For the copy, please give all of the data again exactly and leave the pictures out.
== DATA LINES
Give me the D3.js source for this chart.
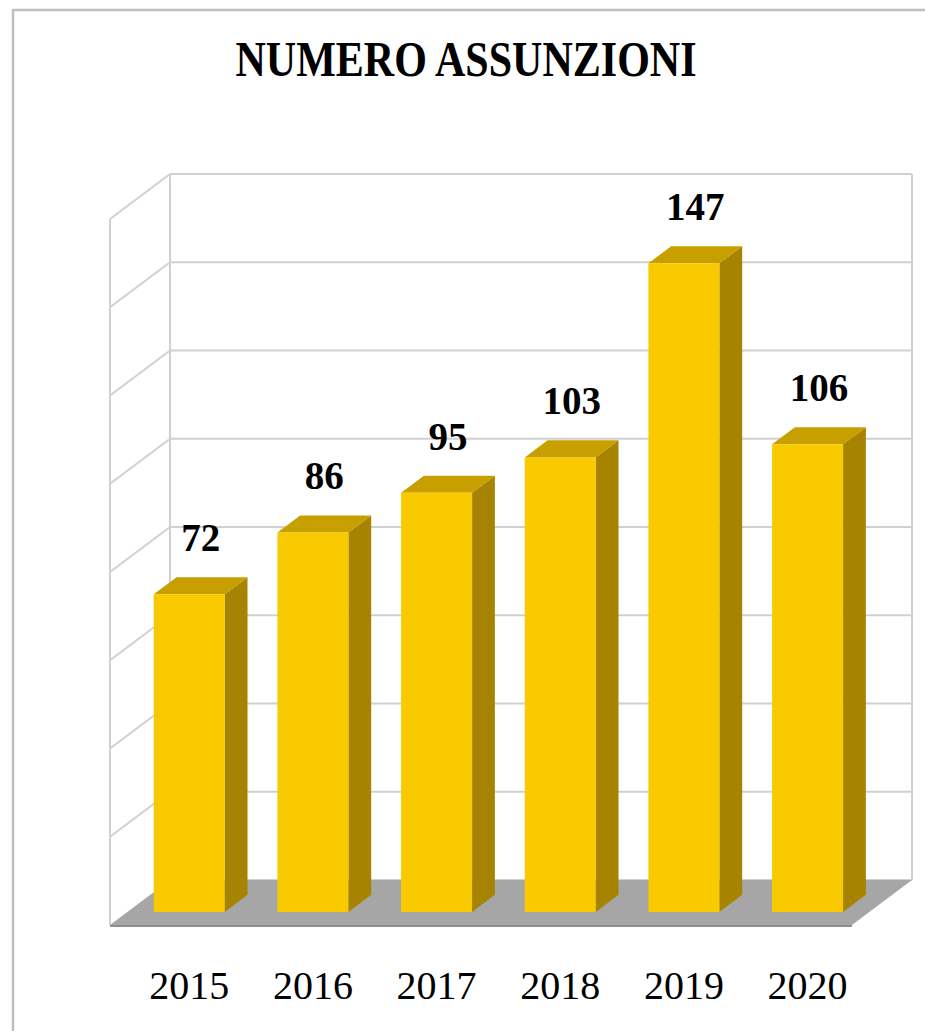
<!DOCTYPE html>
<html>
<head>
<meta charset="utf-8">
<script src="https://cdn.jsdelivr.net/npm/d3@7"></script>
<style>
  html, body { margin: 0; padding: 0; background: #fff; }
  svg { display: block; }
</style>
</head>
<body>
<svg id="chart" width="925" height="1031"></svg>
<script>
// ---- data ----
const title = "NUMERO ASSUNZIONI";
const years = ["2015", "2016", "2017", "2018", "2019", "2020"];
const assunzioni = [72, 86, 95, 103, 147, 106];
const gridTicks = [0, 20, 40, 60, 80, 100, 120, 140, 160];

// ---- layout ----
const svg = d3.select("#chart");
const W = 925, H = 1031;
const front = { x0: 110, x1: 852 };      // front plane horizontal extent
const depth = { dx: 60, dy: -45 };       // offset from front plane to back wall
const zBar = [0.29, 0.67];               // bar depth span (fraction of depth)

const y = d3.scaleLinear().domain([0, 160]).range([925, 219]);
const x = d3.scaleBand().domain(years).range([front.x0, front.x1])
  .paddingInner(0.426).paddingOuter(0.213);

// project (px along front plane, value, z-depth) -> screen
function P(px, v, z) {
  return [px + z * depth.dx, y(v) + z * depth.dy];
}
const gridColor = "#d0d0d0";

// outer frame
svg.append("path")
  .attr("d", `M13,${H} L13,10 L${W},10`)
  .attr("fill", "none").attr("stroke", "#bfbfbf").attr("stroke-width", 2.5);

// title
svg.append("text")
  .attr("x", 466).attr("y", 76)
  .attr("text-anchor", "middle")
  .attr("font-family", "Liberation Serif, serif")
  .attr("font-weight", "bold")
  .attr("font-size", 50)
  .attr("textLength", 461).attr("lengthAdjust", "spacingAndGlyphs")
  .text(title);

// ---- walls ----
const walls = svg.append("g");
walls.selectAll("line.bg").data(gridTicks).join("line")
  .attr("class", "bg")
  .attr("x1", P(front.x0, 0, 1)[0]).attr("x2", P(front.x1, 0, 1)[0])
  .attr("y1", d => P(0, d, 1)[1]).attr("y2", d => P(0, d, 1)[1])
  .attr("stroke", gridColor).attr("stroke-width", 2);
walls.selectAll("line.lg").data(gridTicks.slice(1)).join("line")
  .attr("class", "lg")
  .attr("x1", P(front.x0, 0, 0)[0]).attr("x2", P(front.x0, 0, 1)[0])
  .attr("y1", d => P(front.x0, d, 0)[1]).attr("y2", d => P(front.x0, d, 1)[1])
  .attr("stroke", gridColor).attr("stroke-width", 2);
[[front.x0, 0], [front.x0, 1], [front.x1, 1]].forEach(([px, z]) => {
  const a = P(px, 0, z), b = P(px, 160, z);
  walls.append("line")
    .attr("x1", a[0]).attr("y1", a[1]).attr("x2", b[0]).attr("y2", b[1])
    .attr("stroke", gridColor).attr("stroke-width", 2);
});

// ---- floor ----
const floorPts = [P(front.x0, 0, 0), P(front.x1, 0, 0), P(front.x1, 0, 1), P(front.x0, 0, 1)];
svg.append("polygon")
  .attr("points", floorPts.map(p => p.join(",")).join(" "))
  .attr("fill", "#a6a6a6");
svg.append("line")
  .attr("x1", floorPts[0][0]).attr("x2", floorPts[1][0])
  .attr("y1", floorPts[0][1] + 1).attr("y2", floorPts[1][1] + 1)
  .attr("stroke", "#8e8e8e").attr("stroke-width", 2);

// ---- bars ----
const data = years.map((yr, i) => ({ year: yr, value: assunzioni[i] }));
const bars = svg.append("g").selectAll("g").data(data).join("g");
const poly = pts => pts.map(p => p.join(",")).join(" ");

bars.append("polygon")
  .attr("points", d => {
    const xr = x(d.year) + x.bandwidth();
    return poly([P(xr, 0, zBar[0]), P(xr, d.value, zBar[0]), P(xr, d.value, zBar[1]), P(xr, 0, zBar[1])]);
  })
  .attr("fill", "#a68300");
bars.append("polygon")
  .attr("points", d => {
    const xl = x(d.year), xr = xl + x.bandwidth();
    return poly([P(xl, d.value, zBar[0]), P(xr, d.value, zBar[0]), P(xr, d.value, zBar[1]), P(xl, d.value, zBar[1])]);
  })
  .attr("fill", "#c7a000");
bars.append("polygon")
  .attr("points", d => {
    const xl = x(d.year), xr = xl + x.bandwidth();
    return poly([P(xl, 0, zBar[0]), P(xr, 0, zBar[0]), P(xr, d.value, zBar[0]), P(xl, d.value, zBar[0])]);
  })
  .attr("fill", "#f9ca00");

const zMid = (zBar[0] + zBar[1]) / 2;
bars.append("text")
  .attr("x", d => P(x(d.year) + x.bandwidth() / 2, d.value, zMid)[0])
  .attr("y", d => P(0, d.value, zBar[0])[1] - 43)
  .attr("text-anchor", "middle")
  .attr("font-family", "Liberation Serif, serif")
  .attr("font-weight", "bold")
  .attr("font-size", 39)
  .attr("fill", "#000")
  .text(d => d.value);

svg.append("g").selectAll("text").data(years).join("text")
  .attr("x", d => P(x(d) + x.bandwidth() / 2, 0, zBar[0])[0])
  .attr("y", 999)
  .attr("text-anchor", "middle")
  .attr("font-family", "Liberation Serif, serif")
  .attr("font-size", 40)
  .attr("fill", "#000")
  .text(d => d);
</script>
</body>
</html>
====
▶ _SOLUTION FOR THIS TASK_:
Give me the D3.js source for this chart.
<!DOCTYPE html>
<html>
<head>
<meta charset="utf-8">
<script src="https://cdn.jsdelivr.net/npm/d3@7"></script>
<style>
  html, body { margin: 0; padding: 0; background: #fff; }
  svg { display: block; }
</style>
</head>
<body>
<svg id="chart" width="925" height="1031"></svg>
<script>
// ---- data ----
const title = "NUMERO ASSUNZIONI";
const years = ["2015", "2016", "2017", "2018", "2019", "2020"];
const assunzioni = [72, 86, 95, 103, 147, 106];
const gridTicks = [0, 20, 40, 60, 80, 100, 120, 140, 160];

// ---- layout ----
const svg = d3.select("#chart");
const W = 925, H = 1031;
const front = { x0: 110, x1: 852 };      // front plane horizontal extent
const depth = { dx: 60, dy: -45 };       // offset from front plane to back wall
const zBar = [0.29, 0.67];               // bar depth span (fraction of depth)

const y = d3.scaleLinear().domain([0, 160]).range([925, 219]);
const x = d3.scaleBand().domain(years).range([front.x0, front.x1])
  .paddingInner(0.426).paddingOuter(0.213);

// project (px along front plane, value, z-depth) -> screen
function P(px, v, z) {
  return [px + z * depth.dx, y(v) + z * depth.dy];
}
const gridColor = "#d0d0d0";

// outer frame
svg.append("path")
  .attr("d", `M13,${H} L13,10 L${W},10`)
  .attr("fill", "none").attr("stroke", "#bfbfbf").attr("stroke-width", 2.5);

// title
svg.append("text")
  .attr("x", 466).attr("y", 76)
  .attr("text-anchor", "middle")
  .attr("font-family", "Liberation Serif, serif")
  .attr("font-weight", "bold")
  .attr("font-size", 50)
  .attr("textLength", 461).attr("lengthAdjust", "spacingAndGlyphs")
  .text(title);

// ---- walls ----
const walls = svg.append("g");
walls.selectAll("line.bg").data(gridTicks).join("line")
  .attr("class", "bg")
  .attr("x1", P(front.x0, 0, 1)[0]).attr("x2", P(front.x1, 0, 1)[0])
  .attr("y1", d => P(0, d, 1)[1]).attr("y2", d => P(0, d, 1)[1])
  .attr("stroke", gridColor).attr("stroke-width", 2);
walls.selectAll("line.lg").data(gridTicks.slice(1)).join("line")
  .attr("class", "lg")
  .attr("x1", P(front.x0, 0, 0)[0]).attr("x2", P(front.x0, 0, 1)[0])
  .attr("y1", d => P(front.x0, d, 0)[1]).attr("y2", d => P(front.x0, d, 1)[1])
  .attr("stroke", gridColor).attr("stroke-width", 2);
[[front.x0, 0], [front.x0, 1], [front.x1, 1]].forEach(([px, z]) => {
  const a = P(px, 0, z), b = P(px, 160, z);
  walls.append("line")
    .attr("x1", a[0]).attr("y1", a[1]).attr("x2", b[0]).attr("y2", b[1])
    .attr("stroke", gridColor).attr("stroke-width", 2);
});

// ---- floor ----
const floorPts = [P(front.x0, 0, 0), P(front.x1, 0, 0), P(front.x1, 0, 1), P(front.x0, 0, 1)];
svg.append("polygon")
  .attr("points", floorPts.map(p => p.join(",")).join(" "))
  .attr("fill", "#a6a6a6");
svg.append("line")
  .attr("x1", floorPts[0][0]).attr("x2", floorPts[1][0])
  .attr("y1", floorPts[0][1] + 1).attr("y2", floorPts[1][1] + 1)
  .attr("stroke", "#8e8e8e").attr("stroke-width", 2);

// ---- bars ----
const data = years.map((yr, i) => ({ year: yr, value: assunzioni[i] }));
const bars = svg.append("g").selectAll("g").data(data).join("g");
const poly = pts => pts.map(p => p.join(",")).join(" ");

bars.append("polygon")
  .attr("points", d => {
    const xr = x(d.year) + x.bandwidth();
    return poly([P(xr, 0, zBar[0]), P(xr, d.value, zBar[0]), P(xr, d.value, zBar[1]), P(xr, 0, zBar[1])]);
  })
  .attr("fill", "#a68300");
bars.append("polygon")
  .attr("points", d => {
    const xl = x(d.year), xr = xl + x.bandwidth();
    return poly([P(xl, d.value, zBar[0]), P(xr, d.value, zBar[0]), P(xr, d.value, zBar[1]), P(xl, d.value, zBar[1])]);
  })
  .attr("fill", "#c7a000");
bars.append("polygon")
  .attr("points", d => {
    const xl = x(d.year), xr = xl + x.bandwidth();
    return poly([P(xl, 0, zBar[0]), P(xr, 0, zBar[0]), P(xr, d.value, zBar[0]), P(xl, d.value, zBar[0])]);
  })
  .attr("fill", "#f9ca00");

const zMid = (zBar[0] + zBar[1]) / 2;
bars.append("text")
  .attr("x", d => P(x(d.year) + x.bandwidth() / 2, d.value, zMid)[0])
  .attr("y", d => P(0, d.value, zBar[0])[1] - 43)
  .attr("text-anchor", "middle")
  .attr("font-family", "Liberation Serif, serif")
  .attr("font-weight", "bold")
  .attr("font-size", 39)
  .attr("fill", "#000")
  .text(d => d.value);

svg.append("g").selectAll("text").data(years).join("text")
  .attr("x", d => P(x(d) + x.bandwidth() / 2, 0, zBar[0])[0])
  .attr("y", 999)
  .attr("text-anchor", "middle")
  .attr("font-family", "Liberation Serif, serif")
  .attr("font-size", 40)
  .attr("fill", "#000")
  .text(d => d);
</script>
</body>
</html>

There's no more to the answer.